RECORDED DATA:
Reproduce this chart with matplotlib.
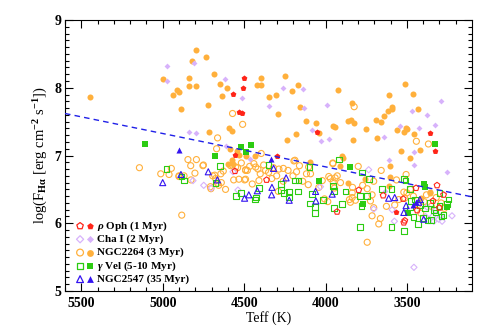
import matplotlib as mpl
import matplotlib.pyplot as plt

# ---- data (Teff in K, log F_Halpha) ----
rho_filled_T = [4501, 4507, 4571, 4530, 4513, 4558, 4301, 4051, 3356, 3329, 3568]
rho_filled_y = [8.15, 8.00, 7.91, 7.64, 7.62, 7.01, 6.99, 7.34, 7.33, 7.07, 6.16]
rho_open_T = [4556, 4362, 3929, 3796, 3646, 3523, 3519, 3444, 3315, 3275, 3301, 3437, 3513, 3340]
rho_open_y = [6.77, 6.64, 6.17, 6.49, 6.41, 6.36, 6.01, 6.52, 6.56, 6.42, 6.23, 6.19, 6.04, 6.33]

cha_filled_T = [4975, 4975, 4808, 4836, 4793, 4620, 4513, 4609, 4262, 4139, 4348, 4133, 3990, 4086,
                4025, 3980, 3640, 3540, 3468, 3423, 3376, 3327, 3288, 3454, 3607, 3454, 4464, 3632, 3251]
cha_filled_y = [8.32, 8.10, 8.36, 7.34, 7.33, 8.13, 7.85, 7.14, 8.00, 7.98, 7.73, 7.70, 7.75, 7.37,
                7.22, 7.25, 7.27, 7.43, 7.66, 7.40, 7.60, 7.45, 7.80, 7.05, 6.94, 6.86, 6.95, 6.48, 6.76]
cha_open_T = [4814, 4748, 4701, 4538, 4568, 3457, 3735, 3591, 3704, 3223, 3577, 4031, 3305, 3343,
              3295, 3386, 3335, 3284, 3376, 3325]
cha_open_y = [6.63, 6.56, 6.52, 6.49, 6.76, 5.35, 6.79, 6.20, 6.21, 6.11, 6.03, 6.54, 6.06, 6.10,
              6.10, 6.10, 6.03, 6.03, 6.24, 6.19]

n2264_filled_T = [5446, 4998, 4939, 4910, 4898, 4885, 4840, 4839, 4820, 4796, 4796, 4734, 4722, 4716,
                  4685, 4648, 4638, 4605, 4593, 4577,
                  4395, 4423, 4395, 4250, 4166, 4204, 4348, 4302, 3922, 4158, 4290, 4121, 4059, 4039,
                  4180, 4237, 3951, 3940, 3839, 3861, 3845, 3826, 3750, 3687, 3658, 3638, 3615, 3593,
                  3589, 3607, 3511, 3464, 3429, 3560, 3505, 3499, 3519, 3458, 3685, 3832, 3421, 3536,
                  3483, 3603, 4094, 3897, 3912,
                  4491, 4434, 4587, 4544, 4529, 4597, 4569, 4577, 3890, 3756, 3612, 3358, 3413, 3601,
                  3863, 3356]
n2264_filled_y = [7.86, 8.13, 7.89, 7.96, 7.93, 7.69, 8.15, 8.02, 8.40, 8.55, 8.03, 8.46, 7.75, 7.34,
                  8.20, 8.06, 7.88, 7.99, 7.40, 7.36,
                  8.14, 8.04, 8.04, 8.17, 8.04, 7.95, 7.87, 7.90, 7.96, 7.71, 7.61, 7.51, 7.48, 7.33,
                  7.32, 7.23, 7.43, 7.42, 7.77, 7.51, 7.52, 7.48, 7.39, 7.53, 7.50, 7.59, 7.65, 7.72,
                  7.68, 7.89, 8.05, 7.91, 7.68, 7.38, 7.40, 7.39, 7.34, 7.32, 7.26, 7.23, 7.08, 7.06,
                  6.96, 6.84, 6.91, 6.99, 6.84,
                  7.00, 7.00, 7.10, 7.07, 7.01, 6.88, 6.88, 6.93, 6.96, 6.66, 6.55, 6.46, 6.37, 6.69,
                  6.59, 6.45]
n2264_open_T = [4571, 4509, 4663, 4669, 4845, 4793, 3824, 3442, 3368, 4194, 3799, 3955, 4395,
                5143, 5012, 4961, 4947, 4900, 4883, 4828, 4802, 4753, 4826, 4707, 4704, 4693, 4681,
                4614, 4656, 4628, 4583, 4540, 4491, 4564, 4491,
                4643, 4675, 4574, 4552, 4517, 4491, 4532, 4497, 4640, 4663, 4869, 4900, 4750,
                4188, 4178, 4117, 4092, 4106, 4020, 4286, 4259, 4368, 4401, 4429, 4466, 4480, 4409,
                4450, 4290, 4041,
                4104, 3980, 3928, 3953, 3945, 3836, 3816, 3853, 3704, 3724, 3673, 3663, 3744, 3626,
                3550, 3575, 3513, 3519, 3564, 3772, 3744, 3714,
                3955, 3658, 3704, 3970, 3941, 3908, 3834, 3847, 3836, 4006, 3986, 3714,
                3505, 3479, 3500, 3460, 3430, 3395, 3350, 3320, 3290, 3270, 3415, 3380,
                4440, 4415, 4380, 4350, 4320, 4300, 4330, 4260, 4230, 4140, 4160, 4200]
n2264_open_y = [7.62, 7.46, 7.26, 7.10, 6.94, 6.94, 7.72, 7.21, 7.17, 6.92, 6.84, 6.88, 7.03,
                6.82, 6.73, 6.72, 6.81, 6.69, 6.12, 6.85, 6.74, 6.85, 6.64, 6.54, 6.51, 6.70, 6.71,
                6.50, 6.56, 6.77, 6.85, 6.82, 6.78, 6.64, 6.65,
                6.73, 6.66, 6.86, 6.83, 6.89, 6.79, 6.65, 6.64, 6.60, 6.59, 6.70, 6.70, 6.86,
                6.93, 6.76, 6.73, 6.73, 6.57, 6.63, 6.80, 6.81, 6.78, 6.73, 6.83, 6.84, 6.78, 6.63,
                6.58, 6.47, 6.53,
                6.83, 6.69, 6.70, 6.61, 6.52, 6.45, 6.34, 6.35, 6.23, 6.33, 5.99, 6.07, 5.72, 6.25,
                6.35, 6.27, 6.37, 6.46, 6.64, 6.56, 6.51, 6.42,
                6.89, 6.78, 6.62, 6.66, 6.67, 6.60, 6.53, 6.31, 6.38, 6.36, 6.32, 6.11,
                6.72, 6.50, 6.45, 6.40, 6.28, 6.32, 6.25, 6.38, 6.30, 6.22, 6.15, 6.42,
                6.88, 6.80, 6.86, 6.75, 6.82, 6.70, 6.66, 6.62, 6.78, 6.62, 6.85, 6.70]

gvel_filled_T = [5110, 4677, 4521, 4489, 4456, 3329, 3851, 4043, 3768, 3393, 3391, 3254, 3495]
gvel_filled_y = [7.17, 6.99, 7.13, 7.05, 7.15, 7.17, 6.83, 6.63, 6.29, 6.58, 6.53, 6.24, 6.15]
gvel_open_T = [4977, 4885, 4869, 4648, 4675, 4552, 4517, 3916, 4098, 4350,
               4274, 4274, 4225, 4170, 4188, 4166, 4409, 4428, 4434, 4256, 4223, 4084, 4096, 4063,
               4063, 4014,
               3778, 3953, 3946, 3878, 3787, 3744, 3897, 3946, 3779, 3652, 3595, 3786, 3595,
               3509, 3474, 3325, 3288, 3431, 3374, 3517, 3254,
               3735, 3516, 3483,
               3450, 3420, 3390, 3360, 3335, 3300, 3275, 3245, 3480, 3400, 3350, 3460, 3300]
gvel_open_y = [6.80, 6.69, 6.63, 6.85, 6.59, 6.40, 6.45, 6.94, 6.83, 6.86,
               6.58, 6.49, 6.47, 6.47, 6.63, 6.63, 6.52, 6.38, 6.35, 6.45, 6.38, 6.43, 6.29, 6.24,
               6.15, 6.34,
               6.75, 6.55, 6.48, 6.47, 6.40, 6.40, 6.28, 6.23, 6.26, 6.51, 6.51, 5.95, 5.95,
               6.63, 6.33, 6.16, 6.10, 5.99, 6.04, 5.89, 6.28,
               6.65, 6.65, 6.51,
               6.35, 6.27, 6.22, 6.30, 6.20, 6.45, 6.12, 6.35, 6.24, 6.08, 6.05, 6.09, 6.25]

n2547_filled_T = [4900, 4337, 3442, 3465]
n2547_filled_y = [7.08, 6.95, 6.31, 6.27]
n2547_open_T = [5000, 4888, 4720, 4664, 4497, 4471, 4319, 4242, 4329, 4419, 4223, 4061, 4059,
                3959, 4331, 3612, 3575, 3519, 3505, 3397, 3428, 3420]
n2547_open_y = [6.60, 6.72, 6.76, 6.64, 6.37, 6.42, 6.81, 6.67, 6.53, 6.48, 6.34, 6.47, 6.33,
                6.43, 6.42, 6.37, 6.38, 6.16, 6.26, 6.06, 6.31, 6.35]

fit_T = [5600, 3100]
fit_y = [7.62, 6.39]

labels = [r"$\rho$ Oph (1 Myr)", "Cha I (2 Myr)", "NGC2264 (3 Myr)",
          r"$\gamma$ Vel (5-10 Myr)", "NGC2547 (35 Myr)"]

RED = "#ff2418"
LAV = "#d7b2fb"
ORA = "#ffb03c"
GRN = "#2ccc12"
BLU = "#3414f0"

mpl.rcParams.update({
    "font.family": ["Liberation Serif", "DejaVu Serif"],
    "font.weight": "bold",
    "mathtext.fontset": "custom",
    "mathtext.rm": "Liberation Serif:bold",
    "mathtext.it": "Liberation Serif:bold:italic",
    "mathtext.bf": "Liberation Serif:bold",
})

fig = plt.figure(figsize=(4.91, 3.33), dpi=100)
ax = fig.add_axes([0.1324, 0.126, 0.829, 0.814])

lw = 0.8
# open and filled markers per cluster
ax.scatter(n2264_open_T, n2264_open_y, s=19, marker="o", facecolors="none", edgecolors=ORA, linewidths=lw)
ax.scatter(n2264_filled_T, n2264_filled_y, s=19, marker="o", color=ORA, linewidths=0)
ax.scatter(cha_open_T, cha_open_y, s=10, marker="D", facecolors="none", edgecolors=LAV, linewidths=lw)
ax.scatter(cha_filled_T, cha_filled_y, s=9, marker="D", color=LAV, linewidths=0)
ax.scatter(gvel_open_T, gvel_open_y, s=17, marker="s", facecolors="none", edgecolors=GRN, linewidths=lw)
ax.scatter(gvel_filled_T, gvel_filled_y, s=17, marker="s", color=GRN, linewidths=0)
ax.scatter(n2547_open_T, n2547_open_y, s=19, marker="^", facecolors="none", edgecolors=BLU, linewidths=lw)
ax.scatter(n2547_filled_T, n2547_filled_y, s=19, marker="^", color=BLU, linewidths=0)
ax.scatter(rho_open_T, rho_open_y, s=19, marker="p", facecolors="none", edgecolors=RED, linewidths=lw)
ax.scatter(rho_filled_T, rho_filled_y, s=19, marker="p", color=RED, linewidths=0)

ax.plot(fit_T, fit_y, color="#2020e8", lw=1.0, dashes=(4.0, 3.0), zorder=5)

ax.set_xlim(5600, 3100)
ax.set_ylim(5, 9)
ax.set_xticks([5500, 5000, 4500, 4000, 3500])
ax.set_xticks(range(3200, 5601, 100), minor=True)
ax.set_yticks([5, 6, 7, 8, 9])
ax.set_yticks([5 + 0.1 * i for i in range(41)], minor=True)
ax.tick_params(which="both", direction="in", top=True, right=True, width=0.8, labelsize=10)
ax.tick_params(which="major", length=5.5)
ax.tick_params(which="minor", length=2.8)
ax.tick_params(axis="x", pad=4)
ax.tick_params(axis="y", pad=2.5)
for sp in ax.spines.values():
    sp.set_linewidth(0.8)

ax.set_xlabel("Teff (K)", fontsize=10, labelpad=1)
ax.set_ylabel(r"log(F$_{\mathrm{H\alpha}}$ [erg cm$^{-2}$ s$^{-1}$])", fontsize=10.5, labelpad=3)

# legend: open + filled marker per row
markers = ["p", "D", "o", "s", "^"]
colors = [RED, LAV, ORA, GRN, BLU]
sizes = [24, 13, 24, 22, 24]
for i, (lab, mk, c, sz) in enumerate(zip(labels, markers, colors, sizes)):
    yy = 0.240 - i * 0.049
    ax.scatter([0.037], [yy], s=sz, marker=mk, facecolors="none", edgecolors=c, linewidths=0.9,
               transform=ax.transAxes, clip_on=False)
    ax.scatter([0.062], [yy], s=sz, marker=mk, color=c, linewidths=0,
               transform=ax.transAxes, clip_on=False)
    ax.text(0.079, yy, lab, transform=ax.transAxes, ha="left", va="center", fontsize=8)

fig.savefig("out.png", dpi=100)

PROBLEM REQUIREMENTS: Write out an exact copy of the listing, first line through the line containing "6.10, 6.10, 6.03, 6.03, 6.24, 6.19]", with the pictures left out.

TASK SOLUTION:
Reproduce this chart with matplotlib.
import matplotlib as mpl
import matplotlib.pyplot as plt

# ---- data (Teff in K, log F_Halpha) ----
rho_filled_T = [4501, 4507, 4571, 4530, 4513, 4558, 4301, 4051, 3356, 3329, 3568]
rho_filled_y = [8.15, 8.00, 7.91, 7.64, 7.62, 7.01, 6.99, 7.34, 7.33, 7.07, 6.16]
rho_open_T = [4556, 4362, 3929, 3796, 3646, 3523, 3519, 3444, 3315, 3275, 3301, 3437, 3513, 3340]
rho_open_y = [6.77, 6.64, 6.17, 6.49, 6.41, 6.36, 6.01, 6.52, 6.56, 6.42, 6.23, 6.19, 6.04, 6.33]

cha_filled_T = [4975, 4975, 4808, 4836, 4793, 4620, 4513, 4609, 4262, 4139, 4348, 4133, 3990, 4086,
                4025, 3980, 3640, 3540, 3468, 3423, 3376, 3327, 3288, 3454, 3607, 3454, 4464, 3632, 3251]
cha_filled_y = [8.32, 8.10, 8.36, 7.34, 7.33, 8.13, 7.85, 7.14, 8.00, 7.98, 7.73, 7.70, 7.75, 7.37,
                7.22, 7.25, 7.27, 7.43, 7.66, 7.40, 7.60, 7.45, 7.80, 7.05, 6.94, 6.86, 6.95, 6.48, 6.76]
cha_open_T = [4814, 4748, 4701, 4538, 4568, 3457, 3735, 3591, 3704, 3223, 3577, 4031, 3305, 3343,
              3295, 3386, 3335, 3284, 3376, 3325]
cha_open_y = [6.63, 6.56, 6.52, 6.49, 6.76, 5.35, 6.79, 6.20, 6.21, 6.11, 6.03, 6.54, 6.06, 6.10,
              6.10, 6.10, 6.03, 6.03, 6.24, 6.19]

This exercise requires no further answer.